Given information
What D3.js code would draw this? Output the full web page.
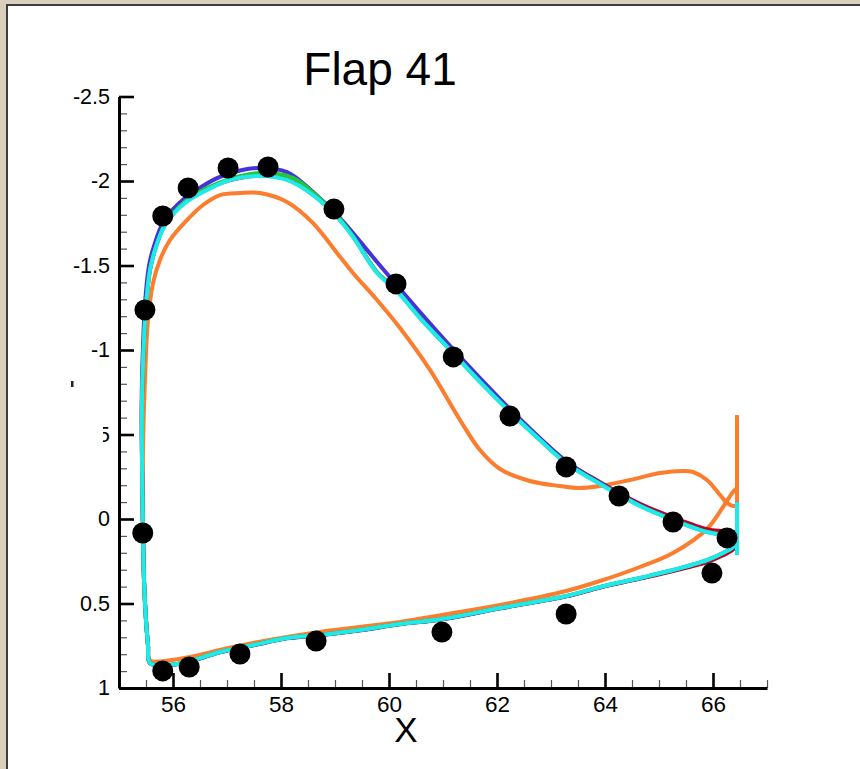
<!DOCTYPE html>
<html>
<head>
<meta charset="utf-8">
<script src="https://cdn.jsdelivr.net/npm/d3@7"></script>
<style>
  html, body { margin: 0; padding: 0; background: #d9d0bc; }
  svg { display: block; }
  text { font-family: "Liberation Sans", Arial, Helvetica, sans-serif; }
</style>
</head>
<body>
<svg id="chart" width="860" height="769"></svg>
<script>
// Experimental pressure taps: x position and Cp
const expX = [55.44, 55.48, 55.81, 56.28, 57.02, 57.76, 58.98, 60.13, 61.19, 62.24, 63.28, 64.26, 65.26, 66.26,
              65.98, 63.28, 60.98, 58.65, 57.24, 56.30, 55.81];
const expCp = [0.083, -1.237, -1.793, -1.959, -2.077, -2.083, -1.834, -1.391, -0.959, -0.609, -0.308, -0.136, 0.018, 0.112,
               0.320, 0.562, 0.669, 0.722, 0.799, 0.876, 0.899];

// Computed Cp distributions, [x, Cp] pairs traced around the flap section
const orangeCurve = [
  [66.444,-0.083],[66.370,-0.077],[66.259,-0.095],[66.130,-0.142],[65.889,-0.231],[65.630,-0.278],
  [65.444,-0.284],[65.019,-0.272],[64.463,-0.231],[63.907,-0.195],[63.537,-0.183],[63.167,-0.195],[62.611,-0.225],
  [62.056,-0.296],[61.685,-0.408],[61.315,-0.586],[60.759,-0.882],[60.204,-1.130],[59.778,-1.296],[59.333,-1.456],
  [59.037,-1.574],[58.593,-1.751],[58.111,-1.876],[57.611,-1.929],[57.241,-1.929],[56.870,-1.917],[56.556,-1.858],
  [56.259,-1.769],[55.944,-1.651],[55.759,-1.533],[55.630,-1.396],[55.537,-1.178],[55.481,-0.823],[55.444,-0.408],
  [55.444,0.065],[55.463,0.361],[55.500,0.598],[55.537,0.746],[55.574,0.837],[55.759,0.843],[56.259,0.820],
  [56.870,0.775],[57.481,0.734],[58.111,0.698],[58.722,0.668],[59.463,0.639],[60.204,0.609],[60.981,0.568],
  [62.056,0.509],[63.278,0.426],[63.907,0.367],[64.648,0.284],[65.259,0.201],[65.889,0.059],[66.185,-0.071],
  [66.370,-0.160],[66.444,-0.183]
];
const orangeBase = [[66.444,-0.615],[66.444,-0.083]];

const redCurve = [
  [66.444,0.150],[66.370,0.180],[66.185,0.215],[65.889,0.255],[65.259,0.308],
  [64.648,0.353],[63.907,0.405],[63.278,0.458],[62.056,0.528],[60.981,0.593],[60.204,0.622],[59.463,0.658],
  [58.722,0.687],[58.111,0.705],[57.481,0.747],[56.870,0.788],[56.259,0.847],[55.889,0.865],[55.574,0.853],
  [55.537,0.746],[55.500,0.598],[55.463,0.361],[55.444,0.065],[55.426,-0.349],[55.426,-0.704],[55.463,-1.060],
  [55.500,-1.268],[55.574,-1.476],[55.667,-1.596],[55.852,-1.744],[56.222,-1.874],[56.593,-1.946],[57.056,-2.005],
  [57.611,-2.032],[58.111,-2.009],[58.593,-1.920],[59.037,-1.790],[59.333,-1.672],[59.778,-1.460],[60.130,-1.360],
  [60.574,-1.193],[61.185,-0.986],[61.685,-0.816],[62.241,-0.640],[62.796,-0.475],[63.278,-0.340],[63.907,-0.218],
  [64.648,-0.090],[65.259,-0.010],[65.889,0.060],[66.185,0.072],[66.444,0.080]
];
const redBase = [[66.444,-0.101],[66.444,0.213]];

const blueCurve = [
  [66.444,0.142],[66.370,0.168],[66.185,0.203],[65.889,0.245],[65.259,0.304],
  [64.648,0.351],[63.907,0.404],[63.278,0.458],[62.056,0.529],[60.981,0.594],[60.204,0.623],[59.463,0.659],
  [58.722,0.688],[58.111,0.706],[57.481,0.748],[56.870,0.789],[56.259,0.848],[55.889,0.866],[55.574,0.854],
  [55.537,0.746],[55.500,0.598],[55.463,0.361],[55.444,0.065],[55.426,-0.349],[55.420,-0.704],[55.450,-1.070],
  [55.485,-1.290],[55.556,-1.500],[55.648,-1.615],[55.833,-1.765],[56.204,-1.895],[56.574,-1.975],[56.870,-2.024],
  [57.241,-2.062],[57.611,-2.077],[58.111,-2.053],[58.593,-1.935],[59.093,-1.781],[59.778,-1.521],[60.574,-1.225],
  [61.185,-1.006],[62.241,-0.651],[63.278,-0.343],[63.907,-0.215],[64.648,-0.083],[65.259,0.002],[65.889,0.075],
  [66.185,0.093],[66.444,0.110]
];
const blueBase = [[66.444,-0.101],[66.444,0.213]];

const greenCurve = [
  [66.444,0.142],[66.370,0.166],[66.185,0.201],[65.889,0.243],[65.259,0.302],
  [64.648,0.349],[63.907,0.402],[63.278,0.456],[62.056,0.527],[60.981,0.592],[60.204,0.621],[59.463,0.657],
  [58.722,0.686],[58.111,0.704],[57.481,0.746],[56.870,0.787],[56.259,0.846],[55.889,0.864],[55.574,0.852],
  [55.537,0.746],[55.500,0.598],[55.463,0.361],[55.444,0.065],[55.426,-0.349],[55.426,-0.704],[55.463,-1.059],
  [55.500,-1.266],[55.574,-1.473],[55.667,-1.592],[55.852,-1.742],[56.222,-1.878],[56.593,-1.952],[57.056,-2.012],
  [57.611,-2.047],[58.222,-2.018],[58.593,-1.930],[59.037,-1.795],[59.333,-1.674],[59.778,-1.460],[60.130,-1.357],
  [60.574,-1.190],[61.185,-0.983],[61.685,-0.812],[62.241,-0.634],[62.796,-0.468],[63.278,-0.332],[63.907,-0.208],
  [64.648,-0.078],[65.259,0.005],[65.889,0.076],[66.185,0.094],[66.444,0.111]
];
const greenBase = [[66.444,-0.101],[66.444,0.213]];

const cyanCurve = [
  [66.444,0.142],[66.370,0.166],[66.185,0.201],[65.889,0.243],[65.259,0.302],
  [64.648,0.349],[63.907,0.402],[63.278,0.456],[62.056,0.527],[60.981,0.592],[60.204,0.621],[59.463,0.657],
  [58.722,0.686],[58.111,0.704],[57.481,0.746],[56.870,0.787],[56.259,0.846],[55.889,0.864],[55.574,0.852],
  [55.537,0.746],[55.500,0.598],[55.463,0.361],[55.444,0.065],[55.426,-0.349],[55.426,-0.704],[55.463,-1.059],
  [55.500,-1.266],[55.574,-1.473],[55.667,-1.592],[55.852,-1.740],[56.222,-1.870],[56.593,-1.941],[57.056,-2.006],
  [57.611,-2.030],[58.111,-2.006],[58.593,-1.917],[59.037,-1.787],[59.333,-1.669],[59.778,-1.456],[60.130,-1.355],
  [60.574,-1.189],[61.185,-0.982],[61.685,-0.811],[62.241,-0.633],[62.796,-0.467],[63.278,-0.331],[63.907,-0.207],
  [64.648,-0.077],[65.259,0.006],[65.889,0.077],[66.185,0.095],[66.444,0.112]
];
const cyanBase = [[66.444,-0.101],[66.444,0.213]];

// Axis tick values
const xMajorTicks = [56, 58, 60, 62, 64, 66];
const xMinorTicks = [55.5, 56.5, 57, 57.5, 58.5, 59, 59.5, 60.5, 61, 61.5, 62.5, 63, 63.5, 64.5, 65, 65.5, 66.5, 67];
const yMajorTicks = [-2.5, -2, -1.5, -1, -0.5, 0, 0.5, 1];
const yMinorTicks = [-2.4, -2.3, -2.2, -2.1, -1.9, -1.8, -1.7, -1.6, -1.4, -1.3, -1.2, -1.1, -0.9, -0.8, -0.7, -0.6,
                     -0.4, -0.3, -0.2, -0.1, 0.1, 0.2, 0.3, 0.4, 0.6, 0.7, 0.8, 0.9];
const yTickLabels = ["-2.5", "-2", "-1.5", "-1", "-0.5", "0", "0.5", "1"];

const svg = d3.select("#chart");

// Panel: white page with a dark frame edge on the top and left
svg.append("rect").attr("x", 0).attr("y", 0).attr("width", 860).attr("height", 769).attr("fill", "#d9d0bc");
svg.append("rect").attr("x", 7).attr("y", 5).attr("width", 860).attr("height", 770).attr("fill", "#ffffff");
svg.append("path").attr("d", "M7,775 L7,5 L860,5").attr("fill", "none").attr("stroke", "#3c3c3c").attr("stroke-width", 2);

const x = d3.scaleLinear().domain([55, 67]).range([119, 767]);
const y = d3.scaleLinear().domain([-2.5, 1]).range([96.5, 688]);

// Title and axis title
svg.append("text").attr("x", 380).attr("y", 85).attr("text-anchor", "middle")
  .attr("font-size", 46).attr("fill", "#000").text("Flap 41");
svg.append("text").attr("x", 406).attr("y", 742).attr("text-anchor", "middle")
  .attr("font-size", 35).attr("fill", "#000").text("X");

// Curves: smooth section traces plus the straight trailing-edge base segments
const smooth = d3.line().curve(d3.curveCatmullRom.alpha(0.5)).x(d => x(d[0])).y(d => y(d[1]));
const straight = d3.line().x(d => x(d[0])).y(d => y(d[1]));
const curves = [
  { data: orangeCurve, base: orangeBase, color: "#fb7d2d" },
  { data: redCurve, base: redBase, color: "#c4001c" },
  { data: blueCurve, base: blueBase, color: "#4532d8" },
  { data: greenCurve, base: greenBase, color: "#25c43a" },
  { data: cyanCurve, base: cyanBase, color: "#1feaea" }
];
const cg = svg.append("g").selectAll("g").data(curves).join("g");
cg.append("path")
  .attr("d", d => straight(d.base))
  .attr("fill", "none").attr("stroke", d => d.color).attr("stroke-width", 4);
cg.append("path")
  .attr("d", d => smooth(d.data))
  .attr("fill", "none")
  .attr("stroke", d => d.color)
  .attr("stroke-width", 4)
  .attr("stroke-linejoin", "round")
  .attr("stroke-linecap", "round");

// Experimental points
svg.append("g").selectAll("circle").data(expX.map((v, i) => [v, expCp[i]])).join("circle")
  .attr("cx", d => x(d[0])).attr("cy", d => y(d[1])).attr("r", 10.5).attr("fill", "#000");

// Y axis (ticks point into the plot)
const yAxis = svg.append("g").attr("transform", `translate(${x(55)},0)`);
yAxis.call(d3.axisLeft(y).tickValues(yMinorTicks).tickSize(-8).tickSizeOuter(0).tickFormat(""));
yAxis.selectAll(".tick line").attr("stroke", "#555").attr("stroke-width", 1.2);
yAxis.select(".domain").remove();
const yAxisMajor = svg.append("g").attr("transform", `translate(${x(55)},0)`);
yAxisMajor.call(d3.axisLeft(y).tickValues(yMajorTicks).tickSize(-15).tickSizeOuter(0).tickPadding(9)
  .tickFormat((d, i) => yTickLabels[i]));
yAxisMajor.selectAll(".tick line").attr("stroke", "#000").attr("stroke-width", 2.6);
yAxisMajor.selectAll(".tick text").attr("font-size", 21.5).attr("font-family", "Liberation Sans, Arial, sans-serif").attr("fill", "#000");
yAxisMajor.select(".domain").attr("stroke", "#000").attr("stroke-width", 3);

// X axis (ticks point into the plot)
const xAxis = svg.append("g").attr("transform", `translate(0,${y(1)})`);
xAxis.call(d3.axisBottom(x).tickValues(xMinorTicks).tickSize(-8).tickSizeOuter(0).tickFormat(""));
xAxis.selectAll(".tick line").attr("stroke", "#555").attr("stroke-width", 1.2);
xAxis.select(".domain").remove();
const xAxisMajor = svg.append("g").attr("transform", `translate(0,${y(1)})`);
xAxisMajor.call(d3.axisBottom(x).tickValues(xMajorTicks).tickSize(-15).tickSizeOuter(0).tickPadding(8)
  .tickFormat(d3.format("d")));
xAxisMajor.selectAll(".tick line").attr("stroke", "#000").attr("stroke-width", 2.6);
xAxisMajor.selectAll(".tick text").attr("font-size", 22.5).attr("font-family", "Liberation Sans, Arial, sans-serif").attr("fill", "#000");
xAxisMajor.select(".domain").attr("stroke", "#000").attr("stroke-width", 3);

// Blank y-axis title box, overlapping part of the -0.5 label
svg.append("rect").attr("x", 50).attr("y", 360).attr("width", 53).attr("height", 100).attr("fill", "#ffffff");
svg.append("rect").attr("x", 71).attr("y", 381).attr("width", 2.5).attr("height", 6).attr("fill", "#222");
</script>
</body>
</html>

To be done
Each line from the top of the material through the line containing "0.320, 0.562, 0.669, 0.722, 0.799, 0.876, 0.899];" should be reproduced exactly; please drop any images.

Written response
What D3.js code would draw this? Output the full web page.
<!DOCTYPE html>
<html>
<head>
<meta charset="utf-8">
<script src="https://cdn.jsdelivr.net/npm/d3@7"></script>
<style>
  html, body { margin: 0; padding: 0; background: #d9d0bc; }
  svg { display: block; }
  text { font-family: "Liberation Sans", Arial, Helvetica, sans-serif; }
</style>
</head>
<body>
<svg id="chart" width="860" height="769"></svg>
<script>
// Experimental pressure taps: x position and Cp
const expX = [55.44, 55.48, 55.81, 56.28, 57.02, 57.76, 58.98, 60.13, 61.19, 62.24, 63.28, 64.26, 65.26, 66.26,
              65.98, 63.28, 60.98, 58.65, 57.24, 56.30, 55.81];
const expCp = [0.083, -1.237, -1.793, -1.959, -2.077, -2.083, -1.834, -1.391, -0.959, -0.609, -0.308, -0.136, 0.018, 0.112,
               0.320, 0.562, 0.669, 0.722, 0.799, 0.876, 0.899];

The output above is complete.